My final project is about my life in Colombia with my mom and sister and my life here in the U.S which is what makes my identity today. My project was inspired by Sophie Calle’s exposition “The Birthday Celebration” in which she collected the presents that people gave to her in her birthday parties. In this case, I decided to collect not the presents but the words that I think make my identity. I put the words and sentences in and out of a box that represents the “bubble” in which I have lived.
Outside the box: It represents what I consider the “bad” part of my life
Top: I wrote the words that describe me as a person, but that I don’t actually like and that I would like to change.
Bottom: I wrote the sentences that I often utilize to describe me and that I use every time I do something. 
Front: I wrote words that I found people use a lot in the Latin community in this country and that I consider that are not appropriate and that I actually hate. 
Back: In this side, I wrote words that describe what I found when I left my country and that I noticed that are so prevalent in society. 
Inside of the box:  The inside of the box represents my mom and my sister. 

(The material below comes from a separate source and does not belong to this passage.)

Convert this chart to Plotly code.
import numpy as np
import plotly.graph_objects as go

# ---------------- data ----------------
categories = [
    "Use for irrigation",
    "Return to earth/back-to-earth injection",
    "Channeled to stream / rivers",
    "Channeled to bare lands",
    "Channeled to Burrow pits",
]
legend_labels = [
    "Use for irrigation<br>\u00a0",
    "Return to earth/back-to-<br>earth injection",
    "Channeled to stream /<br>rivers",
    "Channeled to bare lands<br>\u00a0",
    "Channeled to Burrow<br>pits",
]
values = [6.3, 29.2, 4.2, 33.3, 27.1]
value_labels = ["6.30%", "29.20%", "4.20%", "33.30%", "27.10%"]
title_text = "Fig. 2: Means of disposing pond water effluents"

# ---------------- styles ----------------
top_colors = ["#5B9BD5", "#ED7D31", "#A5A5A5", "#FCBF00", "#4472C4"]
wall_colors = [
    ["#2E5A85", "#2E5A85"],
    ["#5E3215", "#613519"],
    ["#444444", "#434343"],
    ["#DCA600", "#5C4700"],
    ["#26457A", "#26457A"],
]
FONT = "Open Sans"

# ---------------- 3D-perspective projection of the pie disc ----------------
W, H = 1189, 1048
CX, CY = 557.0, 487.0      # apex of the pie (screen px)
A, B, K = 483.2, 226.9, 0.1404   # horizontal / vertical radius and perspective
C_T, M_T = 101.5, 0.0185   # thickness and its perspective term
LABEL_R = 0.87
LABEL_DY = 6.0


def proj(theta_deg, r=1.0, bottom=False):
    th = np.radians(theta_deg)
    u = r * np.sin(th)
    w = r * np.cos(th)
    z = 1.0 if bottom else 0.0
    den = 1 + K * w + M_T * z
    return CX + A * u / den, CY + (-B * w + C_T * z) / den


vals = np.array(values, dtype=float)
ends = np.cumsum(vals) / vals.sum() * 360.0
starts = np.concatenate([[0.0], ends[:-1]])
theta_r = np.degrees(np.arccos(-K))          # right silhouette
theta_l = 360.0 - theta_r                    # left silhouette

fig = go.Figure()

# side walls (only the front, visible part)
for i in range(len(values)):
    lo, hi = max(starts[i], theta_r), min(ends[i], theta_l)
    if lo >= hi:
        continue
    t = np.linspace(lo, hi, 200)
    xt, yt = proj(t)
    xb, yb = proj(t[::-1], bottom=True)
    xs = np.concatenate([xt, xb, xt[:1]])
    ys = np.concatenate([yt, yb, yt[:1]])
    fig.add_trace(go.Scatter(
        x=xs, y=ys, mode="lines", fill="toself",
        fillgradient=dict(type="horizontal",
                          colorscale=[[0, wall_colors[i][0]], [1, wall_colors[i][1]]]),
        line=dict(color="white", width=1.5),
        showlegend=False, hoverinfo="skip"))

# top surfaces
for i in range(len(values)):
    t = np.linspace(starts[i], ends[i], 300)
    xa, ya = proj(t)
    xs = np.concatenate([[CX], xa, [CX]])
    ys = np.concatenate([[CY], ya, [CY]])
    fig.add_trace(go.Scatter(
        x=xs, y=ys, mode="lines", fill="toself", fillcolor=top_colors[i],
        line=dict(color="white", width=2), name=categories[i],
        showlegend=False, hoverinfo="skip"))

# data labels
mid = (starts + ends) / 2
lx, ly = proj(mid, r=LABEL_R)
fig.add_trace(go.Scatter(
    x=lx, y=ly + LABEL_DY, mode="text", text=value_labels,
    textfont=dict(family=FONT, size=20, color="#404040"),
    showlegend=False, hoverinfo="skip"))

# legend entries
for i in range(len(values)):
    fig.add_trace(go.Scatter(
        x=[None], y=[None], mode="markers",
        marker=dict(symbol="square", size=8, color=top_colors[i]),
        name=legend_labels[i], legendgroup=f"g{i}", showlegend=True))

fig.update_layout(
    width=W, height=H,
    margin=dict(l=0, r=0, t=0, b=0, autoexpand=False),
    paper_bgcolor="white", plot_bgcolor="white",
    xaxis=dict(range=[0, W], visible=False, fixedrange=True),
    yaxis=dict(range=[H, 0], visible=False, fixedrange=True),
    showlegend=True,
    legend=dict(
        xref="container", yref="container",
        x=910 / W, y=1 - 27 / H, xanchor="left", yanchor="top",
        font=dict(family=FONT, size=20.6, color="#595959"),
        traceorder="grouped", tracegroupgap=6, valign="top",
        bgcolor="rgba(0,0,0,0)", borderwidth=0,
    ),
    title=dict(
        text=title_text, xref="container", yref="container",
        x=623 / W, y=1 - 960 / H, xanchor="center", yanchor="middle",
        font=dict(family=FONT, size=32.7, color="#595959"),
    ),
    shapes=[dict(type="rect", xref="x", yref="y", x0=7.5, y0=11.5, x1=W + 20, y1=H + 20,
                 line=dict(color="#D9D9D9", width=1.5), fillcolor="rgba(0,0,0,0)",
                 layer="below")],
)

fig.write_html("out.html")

Inside the box, I have three pictures, one with my mom, one with my dogs, and one with my sister. Also, I have the words that they tell me all the time and that keeps me motivated when I want to give up. 
Also, on one side, I decided to write things that my mom always tell me when I go out and that is used normally in society. I think this is important because it represents the machista society in which women are educated to not “provoke” and to not let men do things to us, instead of teaching men to respect women. 

This project is different from my first self-portrait because the first one represented how the ideas of this country are trying to consume me, while this project represents who I am actually am and the things that make my identity. 

My first idea about this project was to represent women that are involved in really bad relationships, but it did not represent me per se, so I changed to my “bubble.”